Не могу не рассказать о чрезвычайно смешном анекдоте, который со мной случился по поводу этой каннибальской выходки. В Женеве жил, да и теперь живет, добрейший в мире доктор Р., один из самых платонических и самых постоянных любовников революции, друг всех выходцев; он на свой счет лечил, кормил и поил их. Бывало, как рано ни придешь в cafе de la Poste, a доктор уже там и уже читает третью или четвертую газету, зовет таинственно пальцем и сообщает на ухо:

– Я думаю, что сегодня в Париже горячий день.

– Отчего же?

– Я вам не могу сказать, от кого я слышал, но только от близкого человека Ледрю-Роллена, он был здесь проездом…

– Да ведь вы и вчера и третьего дня ждали чего-то, любезнейший доктор?

– Ну так что ж, Stadt Rom war nicht in einem Tage gebaut[82 - Не в один день был выстроен Рим (нем.).].

Вот к нему-то как к другу Гейнцена, в том же самом кафе, я и обратился, когда Гейнцен напечатал свою филантропическую программу.

– Зачем же, – сказал я ему, – ваш приятель пишет такой вредный вздор? Реакция кричит, да и имеет право – что за Мара, переложенный на немецкие нравы, да и как требовать два миллиона голов?
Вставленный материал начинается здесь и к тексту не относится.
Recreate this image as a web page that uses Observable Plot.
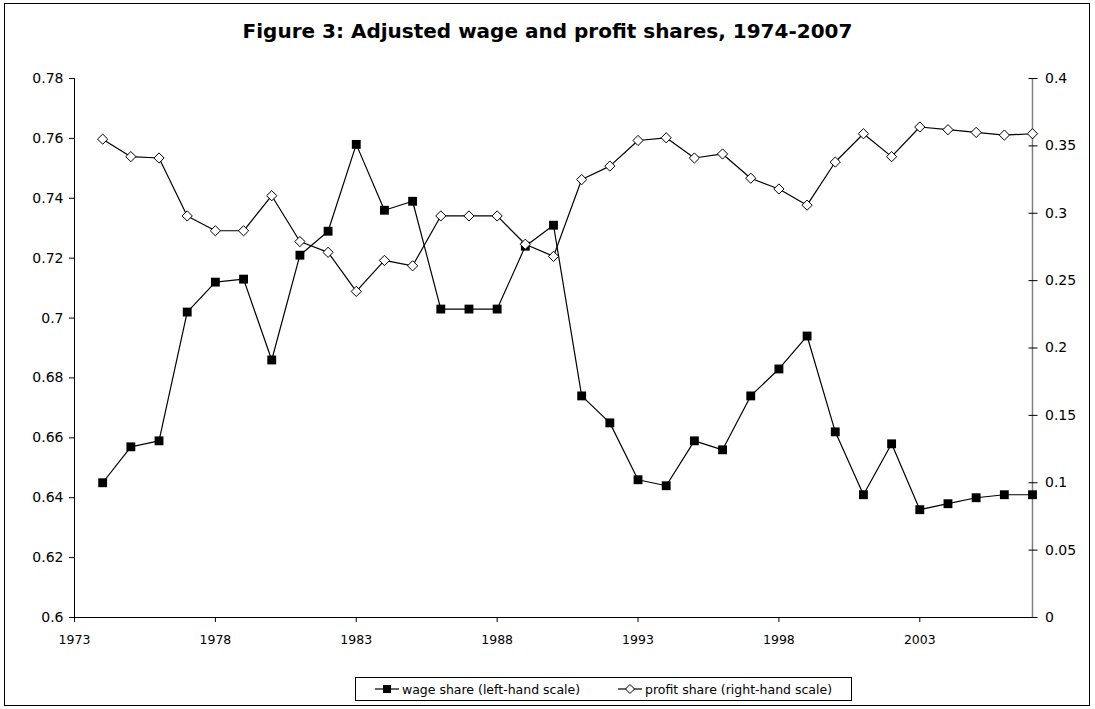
<!DOCTYPE html>
<html>
<head>
<meta charset="utf-8">
<script src="https://cdn.jsdelivr.net/npm/d3@7"></script>
<script src="https://cdn.jsdelivr.net/npm/@observablehq/plot@0.6"></script>
<style>
  html, body { margin: 0; padding: 0; background: #fff; }
  #wrap { position: relative; width: 1095px; height: 709px; overflow: hidden; font-family: "DejaVu Sans", sans-serif; }
  #frame { position: absolute; left: 4px; top: 3px; width: 1086px; height: 703px; border: 1px solid #000; box-sizing: border-box; }
  #title { position: absolute; left: 0; top: 19px; width: 1095px; text-align: center; font-weight: bold; font-size: 20px; color: #000; }
  #chart { position: absolute; left: 0; top: 60px; }
  #legend { position: absolute; left: 355px; top: 677px; width: 497px; height: 24px; border: 1px solid #000; box-sizing: border-box; display: flex; align-items: center; justify-content: space-around; font-size: 12.5px; color: #000; }
  #legend span.item { display: flex; align-items: center; gap: 3px; }
</style>
</head>
<body>
<div id="wrap">
  <div id="frame"></div>
  <div id="title">Figure 3: Adjusted wage and profit shares, 1974-2007</div>
  <div id="chart"></div>
  <div id="legend">
    <span class="item"><svg width="24" height="12"><line x1="0" y1="6" x2="24" y2="6" stroke="#000" stroke-width="1.2"/><rect x="8" y="2" width="8" height="8" fill="#000"/></svg>wage share (left-hand scale)</span>
    <span class="item"><svg width="24" height="12"><line x1="0" y1="6" x2="24" y2="6" stroke="#000" stroke-width="1.2"/><path d="M12,1.5L16.5,6L12,10.5L7.5,6Z" fill="#fff" stroke="#000" stroke-width="1"/></svg>profit share (right-hand scale)</span>
  </div>
</div>
<script>
const years = [1974,1975,1976,1977,1978,1979,1980,1981,1982,1983,1984,1985,1986,1987,1988,1989,1990,
  1991,1992,1993,1994,1995,1996,1997,1998,1999,2000,2001,2002,2003,2004,2005,2006,2007];
const wageShare = [0.645,0.657,0.659,0.702,0.712,0.713,0.686,0.721,0.729,0.758,0.736,0.739,0.703,0.703,0.703,0.724,0.731,
  0.674,0.665,0.646,0.644,0.659,0.656,0.674,0.683,0.694,0.662,0.641,0.658,0.636,0.638,0.640,0.641,0.641];
const profitShare = [0.355,0.342,0.341,0.298,0.287,0.287,0.313,0.279,0.271,0.242,0.265,0.261,0.298,0.298,0.298,0.277,0.268,
  0.325,0.335,0.354,0.356,0.341,0.344,0.326,0.318,0.306,0.338,0.359,0.342,0.364,0.362,0.360,0.358,0.359];
const xTicks = [1973,1978,1983,1988,1993,1998,2003];
const leftTicks = [0.6,0.62,0.64,0.66,0.68,0.7,0.72,0.74,0.76,0.78];
const leftLabels = ["0.6","0.62","0.64","0.66","0.68","0.7","0.72","0.74","0.76","0.78"];
const rightTicks = [0,0.05,0.1,0.15,0.2,0.25,0.3,0.35,0.4];
const rightLabels = ["0","0.05","0.1","0.15","0.2","0.25","0.3","0.35","0.4"];

const leftMin = 0.6, leftMax = 0.78, rightMin = 0, rightMax = 0.4;
const toLeft = v => leftMin + (v - rightMin) * (leftMax - leftMin) / (rightMax - rightMin);

const data = years.map((y, i) => ({year: y, wage: wageShare[i], profit: profitShare[i]}));

const chart = Plot.plot({
  width: 1095,
  height: 597,
  marginLeft: 74,
  marginRight: 63,
  marginTop: 18,
  marginBottom: 40,
  style: {fontFamily: "DejaVu Sans, sans-serif", fontSize: "14px", color: "#000", background: "transparent"},
  x: {domain: [1973, 2007]},
  y: {domain: [leftMin, leftMax]},
  marks: [
    Plot.ruleY([leftMin], {stroke: "#000", strokeWidth: 1}),
    Plot.ruleX([1973], {stroke: "#000", strokeWidth: 1}),
    Plot.ruleX([2007], {stroke: "#808080", strokeWidth: 1.5}),
    Plot.axisX(xTicks, {anchor: "bottom", tickSize: 5, tickPadding: 13, tickFormat: d => String(d), label: null, fontSize: 12.5}),
    Plot.axisY(leftTicks, {anchor: "left", tickSize: 5, tickPadding: 6, tickFormat: (d, i) => leftLabels[i], label: null, fontSize: 14}),
    Plot.axisY(rightTicks.map(toLeft), {anchor: "right", tickSize: 9, dx: -4.5, tickPadding: 8, tickFormat: (d, i) => rightLabels[i], label: null, fontSize: 14}),
    Plot.line(data, {x: "year", y: "wage", stroke: "#000", strokeWidth: 1.2}),
    Plot.dot(data, {x: "year", y: "wage", symbol: "square", r: 5, fill: "#000", stroke: "none"}),
    Plot.line(data, {x: "year", y: d => toLeft(d.profit), stroke: "#000", strokeWidth: 1.2}),
    Plot.dot(data, {x: "year", y: d => toLeft(d.profit), symbol: "diamond2", r: 4.6, fill: "#fff", stroke: "#000", strokeWidth: 1})
  ]
});
document.getElementById("chart").appendChild(chart);
</script>
</body>
</html>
Р. сконфузился, но друга выдать не хотел.

– Послушайте, – сказал он наконец, – вы, может, одно выпустили из виду: Гейнцен говорит обо всем роде человеческом, в этом числе, по крайней мере, двести тысяч китайцев.

– Ну, вот это другое дело, чего их жалеть, – ответил я, и долго после не мог вспомнить без сумасшедшего смеха эту облегчающую причину.